We went to a new much touted restaurant on a Tuesday a couple weeks back. We reviewed the menu on line but could not review the wine list so I brought a couple bottles and left them in the car as back up. I found a Pinot I liked and ordered it but, alas, they were out. They brought what they considered an acceptable substitute (a wine that retails for about 1/2 of the one I ordered) and said it would be $65 instead of the $75. I agreed to taste it and it was not remotely to my taste (and nothing close to the Pissoni). I went to the car and got my own.
Was I wrong in being surprised that they hit me for corkage? Just curious.
If their menu lists a corkage fee, then yes, I think you were wrong to be surprised.
It would have been a nice gesture on their part to waive the fee since they were out of your first choice, but I would not consider this an instance where a waiver is required.
The courtship dance involved in corkage waving is, as any other courtship dance, a complicated ritual, full of hidden and/or implied messages.
Most probably you made a faux pas somewhere along the line.
Absent that I'd say yes, corkage should have been waived.
Places that serve wine discourage BYO by having high corkage fees. Afterall, they want to sell a bottle to you as part of your dinner. They should always mention that there is a fee if it's not in print on the menu. I would have refused the substitute wine and went back to the menu for another selection of my liking, not theirs.
It is very rare that a restaurant with even a moderate wine list will not charge a corkage fee if you bring your own. I wouldn't even expect it to be listed on the wine menu, but expect it to be the rule. You should ask in advance if there is a corkage before bringing your own and also ask if the wine you choose to bring is already available on their list.
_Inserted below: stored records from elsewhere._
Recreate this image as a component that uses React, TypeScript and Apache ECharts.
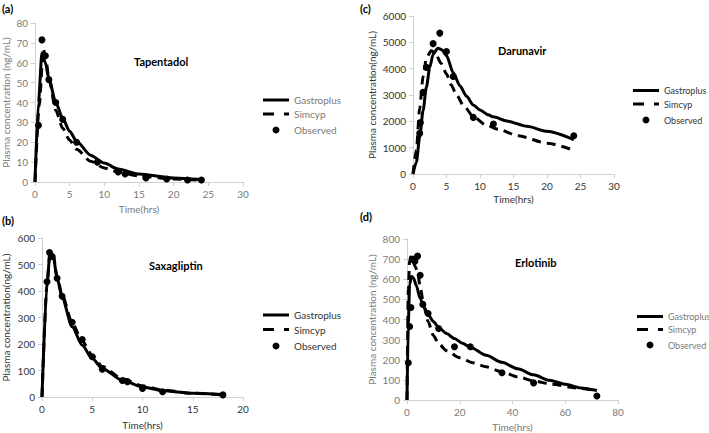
import React, { useEffect, useRef } from 'react';
import * as echarts from 'echarts';

// ---------- data ----------
const seriesNames = ['Gastroplus', 'Simcyp', 'Observed'];

const tapentadolGastroplus: number[][] = [[0,0],[0.5,40],[1,65],[1.5,60],[2,52],[3,40],[4,32],[5,25.5],[6,20.5],[8,13.5],[10,9.5],[12,6.5],[15,4],[20,2],[24,1.2]];
const tapentadolSimcyp: number[][] = [[0,0],[0.6,38],[1.2,67],[1.6,61],[2,52],[3,36],[4,27],[5,21],[6,16.5],[8,10.5],[10,7],[12,5],[15,3],[20,1.5],[24,0.9]];
const tapentadolObserved: number[][] = [[0.5,28.5],[1,71.5],[1.5,63.5],[2,51.5],[3,40],[4,31.5],[6,20],[9,10],[12,5],[13,4],[16,2],[19,1.5],[22,1],[24,1]];

const saxagliptinGastroplus: number[][] = [[0,0],[0.5,430],[0.8,545],[1.1,535],[1.5,450],[2,375],[3,265],[4,195],[5,145],[6,108],[8,63],[10,38],[12,24],[15,14],[18,9]];
const saxagliptinSimcyp: number[][] = [[0,0],[0.5,425],[0.8,548],[1.1,540],[1.5,455],[2,385],[3,280],[4,210],[5,158],[6,115],[8,68],[10,42],[12,26],[15,14],[18,8]];
const saxagliptinObserved: number[][] = [[0.5,435],[0.75,545],[1,530],[1.5,448],[2,380],[3,282],[4,217],[5,152],[6,105],[8,62],[8.5,58],[10,32],[12,20],[18,8]];

const darunavirGastroplus: number[][] = [[0,0],[0.5,450],[1,1400],[1.5,2400],[2,3300],[2.5,4050],[3,4550],[3.7,4780],[4.3,4720],[5,4500],[6,3850],[7,3350],[8,2950],[9,2620],[10,2430],[11.2,2250],[12,2170],[14,2010],[17,1810],[20,1620],[24,1300]];
const darunavirSimcyp: number[][] = [[0,0],[0.5,900],[1,2500],[1.5,3700],[2,4400],[2.7,4680],[3.3,4600],[4.2,4200],[5,3800],[5.7,3380],[6.5,3000],[7.5,2620],[9,2180],[10.9,1860],[12.7,1700],[15.7,1450],[20,1170],[24,900]];
const darunavirObserved: number[][] = [[1,1550],[1.1,1950],[1.5,3100],[2,4050],[3,4950],[4,5350],[5,4650],[6,3700],[9,2150],[12,1900],[24,1450]];

const erlotinibGastroplus: number[][] = [[0,0],[0.5,380],[1,575],[1.7,615],[2.5,605],[3.5,570],[5,505],[6.5,460],[8,425],[10,390],[12,360],[15,330],[18,305],[21,282],[24,262],[30,222],[36,187],[42,155],[48,125],[54,98],[60,78],[66,60],[72,47]];
const erlotinibSimcyp: number[][] = [[0,0],[0.5,550],[1,695],[1.6,715],[2.3,690],[3,665],[4,640],[5,560],[6.5,460],[8,390],[10,320],[12,280],[15,245],[20,210],[25,185],[30,165],[36,140],[42,115],[48,95],[55,78],[64,60],[72,46]];
const erlotinibObserved: number[][] = [[0.5,185],[1,365],[1.5,460],[2,700],[3,690],[4,715],[5,620],[6,475],[8,430],[12,355],[18,265],[24,265],[36,135],[48,85],[72,20]];

// ---------- layout / style ----------
const FONT = 'Lato';
const ICON_SOLID = 'path://M0,0h26v3h-26z';
const ICON_DASH = 'path://M0,0h11v3h-11zM21,0h5v3h-5z';
const ICON_DOT = 'path://M0,0h0.05v0.05h-0.05zM25.95,13.95h0.05v0.05h-0.05zM16.5,7L16.03,8.75L14.75,10.03L13,10.5L11.25,10.03L9.97,8.75L9.5,7L9.97,5.25L11.25,3.97L13,3.5L14.75,3.97L16.03,5.25z';

type Panel = {
  tag: string; drug: string; yName: string;
  grid: { left: number; top: number; width: number; height: number };
  xMax: number; xInt: number; yMax: number; yInt: number;
  yGap: number; xGap: number;
  titleX: number; titleY: number; tagY: number; tagX: number;
  legendX: number; legendY: number; legendGap: number; legendFont: number;
  color: string;
  data: number[][][];
};

const panels: Panel[] = [
  { tag: '(a)', drug: 'Tapentadol', yName: 'Plasma concentration (ng/mL)',
    grid: { left: 33, top: 23, width: 210, height: 159 },
    xMax: 30, xInt: 5, yMax: 80, yInt: 10, yGap: 24, xGap: 22,
    titleX: 134, titleY: 56, tagX: 2, tagY: 3,
    legendX: 263, legendY: 95, legendGap: 4, legendFont: 10, color: '#7a7a7a',
    data: [tapentadolGastroplus, tapentadolSimcyp, tapentadolObserved] },
  { tag: '(b)', drug: 'Saxagliptin', yName: 'Plasma concentration(ng/mL)',
    grid: { left: 38, top: 238, width: 205, height: 159 },
    xMax: 20, xInt: 5, yMax: 600, yInt: 100, yGap: 31, xGap: 23,
    titleX: 149, titleY: 260, tagX: 2, tagY: 215,
    legendX: 263, legendY: 310, legendGap: 4.5, legendFont: 10, color: '#333333',
    data: [saxagliptinGastroplus, saxagliptinSimcyp, saxagliptinObserved] },
  { tag: '(c)', drug: 'Darunavir', yName: 'Plasma concentration(ng/mL)',
    grid: { left: 413, top: 16, width: 201, height: 158 },
    xMax: 30, xInt: 5, yMax: 6000, yInt: 1000, yGap: 36, xGap: 20,
    titleX: 498, titleY: 45, tagX: 360, tagY: 3,
    legendX: 633, legendY: 86, legendGap: 4.5, legendFont: 9, color: '#333333',
    data: [darunavirGastroplus, darunavirSimcyp, darunavirObserved] },
  { tag: '(d)', drug: 'Erlotinib', yName: 'Plasma concentration (ng/mL)',
    grid: { left: 407, top: 239, width: 211, height: 161 },
    xMax: 80, xInt: 20, yMax: 800, yInt: 100, yGap: 30, xGap: 22,
    titleX: 515, titleY: 257, tagX: 360, tagY: 211,
    legendX: 637, legendY: 312, legendGap: 4, legendFont: 9, color: '#7a7a7a',
    data: [erlotinibGastroplus, erlotinibSimcyp, erlotinibObserved] },
];

function buildOption() {
  const grid: any[] = [];
  const xAxis: any[] = [];
  const yAxis: any[] = [];
  const series: any[] = [];
  const legend: any[] = [];
  const title: any[] = [];

  panels.forEach((p, i) => {
    grid.push({ ...p.grid, containLabel: false });
    const axisLine = { show: true, lineStyle: { color: '#d0d0d0', width: 1 } };
    const axisTick = { show: true, length: 4, lineStyle: { color: '#d0d0d0' } };
    const axisLabel = { color: p.color, fontFamily: FONT, fontSize: 10, margin: 7, formatter: (v: number) => String(v) };
    xAxis.push({
      type: 'value', gridIndex: i, min: 0, max: p.xMax, interval: p.xInt,
      axisLine, axisTick, splitLine: { show: false }, axisLabel,
      name: 'Time(hrs)', nameLocation: 'middle', nameGap: p.xGap,
      nameTextStyle: { color: p.color, fontFamily: FONT, fontSize: 10 },
    });
    yAxis.push({
      type: 'value', gridIndex: i, min: 0, max: p.yMax, interval: p.yInt,
      axisLine, axisTick, splitLine: { show: false }, axisLabel,
      name: p.yName, nameLocation: 'middle', nameGap: p.yGap,
      nameTextStyle: { color: p.color, fontFamily: FONT, fontSize: 10 },
    });
    series.push({
      name: seriesNames[0], type: 'line', xAxisIndex: i, yAxisIndex: i,
      data: p.data[0], smooth: 0.25, smoothMonotone: 'x', showSymbol: false, symbol: 'none',
      lineStyle: { color: '#000', width: 3 }, itemStyle: { color: '#000' }, z: 2,
    });
    series.push({
      name: seriesNames[1], type: 'line', xAxisIndex: i, yAxisIndex: i,
      data: p.data[1], smooth: 0.25, smoothMonotone: 'x', showSymbol: false, symbol: 'none',
      lineStyle: { color: '#000', width: 3, type: [9, 6] }, itemStyle: { color: '#000' }, z: 2,
    });
    series.push({
      name: seriesNames[2], type: 'scatter', xAxisIndex: i, yAxisIndex: i,
      data: p.data[2], symbol: 'circle', symbolSize: 7,
      itemStyle: { color: '#000', opacity: 1 }, z: 3,
    });
    legend.push({
      orient: 'vertical', left: p.legendX, top: p.legendY, padding: 0,
      itemWidth: 26, itemHeight: 14, itemGap: p.legendGap, selectedMode: false,
      symbolKeepAspect: true,
      data: [
        { name: seriesNames[0], icon: ICON_SOLID, itemStyle: { color: '#000' } },
        { name: seriesNames[1], icon: ICON_DASH, itemStyle: { color: '#000' } },
        { name: seriesNames[2], icon: ICON_DOT, itemStyle: { color: '#000', opacity: 1 } },
      ],
      textStyle: { color: p.color, fontFamily: FONT, fontSize: p.legendFont },
    });
    title.push({
      text: p.tag, left: p.tagX, top: p.tagY, padding: 0,
      textStyle: { color: '#000', fontFamily: FONT, fontSize: 11, fontWeight: 'bold' },
    });
    title.push({
      text: p.drug, left: p.titleX, top: p.titleY, padding: 0,
      textStyle: { color: '#000', fontFamily: FONT, fontSize: 11, fontWeight: 'bold' },
    });
  });

  return {
    animation: false,
    backgroundColor: '#ffffff',
    textStyle: { fontFamily: FONT },
    title, grid, xAxis, yAxis, series, legend,
  };
}

export default function App() {
  const ref = useRef<HTMLDivElement>(null);
  useEffect(() => {
    if (!ref.current) return;
    const chart = echarts.init(ref.current, undefined, { renderer: 'svg' });
    chart.setOption(buildOption());
    return () => chart.dispose();
  }, []);
  return (
    <div
      ref={ref}
      style={{ position: 'fixed', left: 0, top: 0, width: 709, height: 433, background: '#fff' }}
    />
  );
}
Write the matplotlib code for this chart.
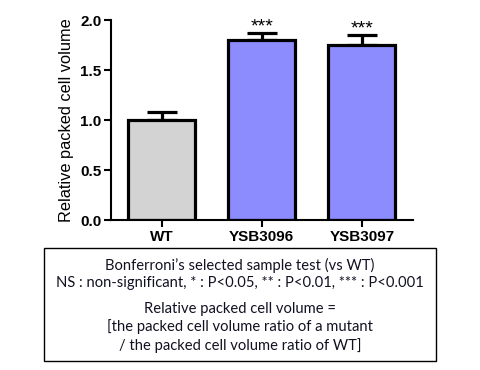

If a restaurant has their menu on their own web site, they should also have their wine list posted (or a good representation).
Just because they were out of your first choice does not mean you should get a pass on corkage. I would have gone back to their list for a second choice of my own and if there was nothing on the list I liked, I would accept the corkage and then decide if the other attributes of the restaurant merited my return.
As for having the corkage waived, it depends on the bottle you are bringing in. If it is truly a rare wine that the restaurant would not have been able to provide and adds glamour to the restaurant setting, and you offer tastes to the sommelier, server etc, they may consider waiving, but otherwise, I would expect to always pay a corkage fee.